Emerging Challenges for Numerical Simulations of Quasi-Static Collision Experiments on Laser-Welded Thin-Walled Steel Structures

Abstract

This paper re-evaluates recently published quasi-static tests on laser-welded thin-walled steel structures in order to discuss the fundamental challenges in collision simulations based on finite element analysis. Clamped square panels were considered, with spherical indenter positioned at the mid-span of the stiffeners and moved along this centerline in order to change the load-carrying mechanism of the panels. Furthermore, the use of panels with single-sided flat bar stiffening and web-core sandwich panels enabled the investigation of the effect of structural topology on structural behavior and strength.

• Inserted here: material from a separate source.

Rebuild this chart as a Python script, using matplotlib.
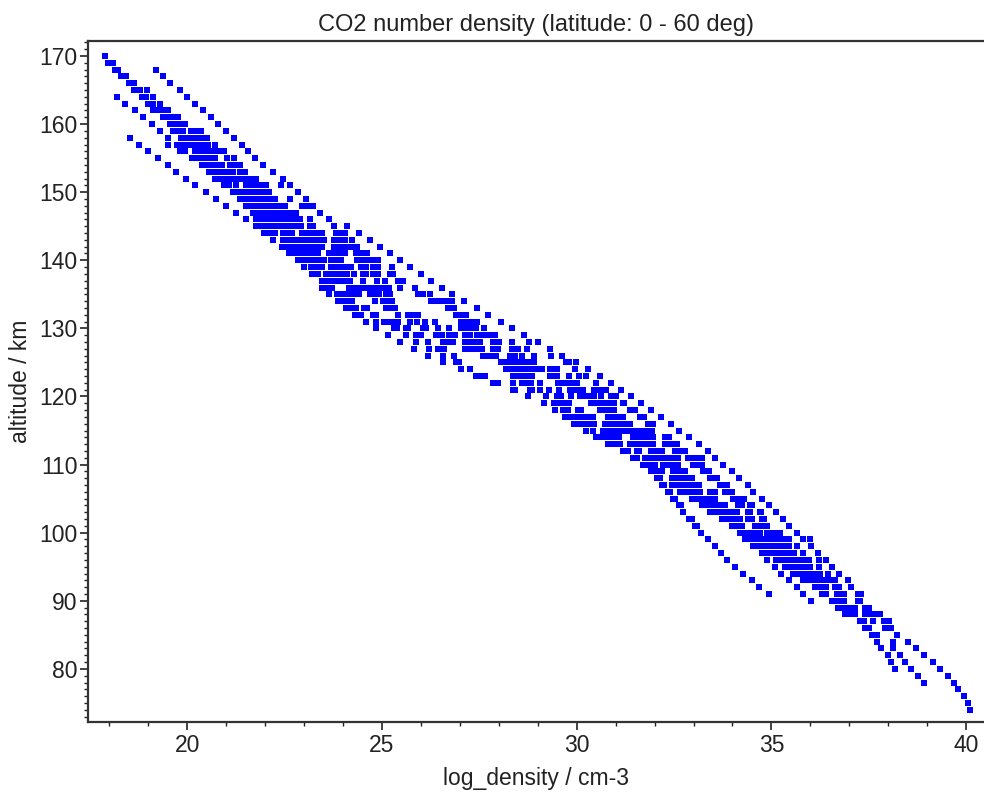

The changes in loading position and panel topology resulted in different loading, structural and material gradients. In web-core panels, these three gradients occur at the same locations making the panel global responses sensitive for statistical variations and the failure process time-dependent. In stiffened panel with reduced structural gradient, this sensitivity and time-dependency in failure process is not observed. These observations set challenges to numerical simulations due to spatial and temporal discretization as well as the observed microrotation, which is beyond the currently used assumptions of classical continuum mechanics. Therefore, finally, we discuss the potential of non-classical continuum mechanics as remedy to deal with these phenomena and provide a base for necessary development for future.